Harvest Moon is all about slow progress and the repetition of tasks. Till your field, sow your crops, collect eggs, milk cows, and harvest crops, and eventually you'll have enough money to expand your chicken coop, or get a cow pregnant (via the wonderfully euphemistic 'Miracle Potion - no need to get C-list celebs to pull off your animals) or otherwise improve your lot. There's also tools to be upgraded, meals to be cooked, and ladies to be wooed, not to mention the frequent festivals that take place in the town square. Mineral Town is a friendly little place, unlikely to be home to Countryside Alliance militants.

Harvest Moon involves some of the parts of real life we most often loathe - repeating the same tasks over and over again, especially when it comes to maintaining the farm.

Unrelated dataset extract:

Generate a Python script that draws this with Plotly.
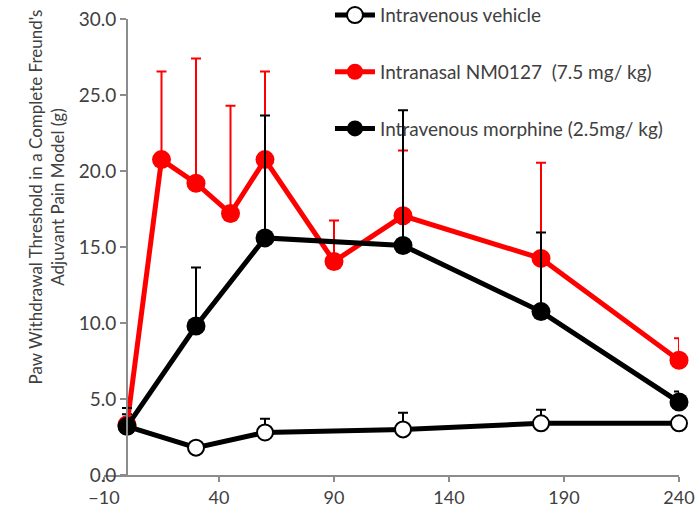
import plotly.graph_objects as go

# Data (time in minutes, paw withdrawal threshold in g, upper SEM)
t_vehicle = [0, 30, 60, 120, 180, 240]
y_vehicle = [3.2, 1.8, 2.8, 3.0, 3.4, 3.4]
e_vehicle = [0.8, 0.2, 0.9, 1.1, 0.9, 0.3]

t_nm = [0, 15, 30, 45, 60, 90, 120, 180, 240]
y_nm = [3.3, 20.75, 19.2, 17.2, 20.75, 14.05, 17.05, 14.25, 7.55]
e_nm = [1.7, 5.8, 8.2, 7.1, 5.8, 2.7, 4.3, 6.3, 1.45]

t_mor = [0, 30, 60, 120, 180, 240]
y_mor = [3.2, 9.8, 15.6, 15.1, 10.75, 4.8]
e_mor = [1.2, 3.85, 8.05, 8.9, 5.2, 0.7]

x_ticks = [-10, 40, 90, 140, 190, 240]
y_ticks = [0, 5, 10, 15, 20, 25, 30]

names = ["Intravenous vehicle", "Intranasal NM0127  (7.5 mg/ kg)", "Intravenous morphine (2.5mg/ kg)"]
y_title = "Paw Withdrawal Threshold in a Complete Freund's<br>Adjuvant Pain Model (g)"

FONT = "Lato"
TXT = "#404040"

fig = go.Figure()

def err(vals, color):
    return dict(type="data", symmetric=False, array=vals, arrayminus=[0] * len(vals),
                color=color, thickness=2, width=5)

fig.add_trace(go.Scatter(
    x=t_vehicle, y=y_vehicle, name=names[0], mode="lines+markers",
    line=dict(color="black", width=5),
    marker=dict(symbol="circle", size=16, color="white", line=dict(color="black", width=2)),
    error_y=err(e_vehicle, "black"), cliponaxis=False, legendgroup="a"))

fig.add_trace(go.Scatter(
    x=t_nm, y=y_nm, name=names[1], mode="lines+markers",
    line=dict(color="#ff0000", width=5),
    marker=dict(symbol="circle", size=19, color="#ff0000"),
    error_y=err(e_nm, "#ff0000"), cliponaxis=False, legendgroup="b"))

fig.add_trace(go.Scatter(
    x=t_mor, y=y_mor, name=names[2], mode="lines+markers",
    line=dict(color="black", width=5),
    marker=dict(symbol="circle", size=19, color="black"),
    error_y=err(e_mor, "black"), cliponaxis=False, legendgroup="c"))

fig.add_annotation(
    text=y_title, xref="paper", yref="paper", x=-0.0997, y=0.61,
    xanchor="center", yanchor="middle", textangle=-90, showarrow=False,
    font=dict(size=17, color=TXT, family=FONT))

fig.update_layout(
    width=695, height=512,
    margin=dict(l=104, r=16, t=19, b=37, autoexpand=False),
    paper_bgcolor="white", plot_bgcolor="white",
    font=dict(family=FONT, color=TXT, size=19),
    showlegend=True,
    legend=dict(x=0.393, y=1.05, xanchor="left", yanchor="top",
                bgcolor="rgba(0,0,0,0)", font=dict(size=19, color=TXT, family=FONT),
                tracegroupgap=29, traceorder="grouped", itemwidth=40),
    xaxis=dict(range=[-10, 240], tickvals=x_ticks, showgrid=False, zeroline=False,
               showline=True, linecolor="#8c8c8c", linewidth=2, automargin=False,
               ticklabeloverflow="allow",
               ticks="outside", ticklen=5, tickwidth=2, tickcolor="#8c8c8c",
               tickfont=dict(size=18, color=TXT, family=FONT)),
    yaxis=dict(range=[0, 30], tickvals=y_ticks, tickformat=".1f", showgrid=False, zeroline=False,
               showline=True, linecolor="#8c8c8c", linewidth=2, automargin=False,
               ticklabeloverflow="allow",
               anchor="free", position=10 / 250,
               ticks="outside", ticklen=6, tickwidth=2, tickcolor="#8c8c8c",
               tickfont=dict(size=19, color=TXT, family=FONT)),
)

# remove the default 8px page margin so the figure fills the 695x512 window exactly
fig.write_html("out.html", config={"displayModeBar": False},
               post_script="document.body.style.margin='0';document.body.style.overflow='hidden';")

However, there's a strangely addictive quality to this, with the calming nature of watering and harvesting vegetables, to the rewards of building up your kitchen bit by bit. It's like a little pocket life without the stress - no utility bills to pay, no arguments with the missus, no unfortunate infections to see the doctor about. It's like sanitized reality, in the best possible way. with added amusing mistranslations and some bizarre little moments. Harvest Moon is one of those games that divide people into the bewildered and the converted. Me? I'm addicted.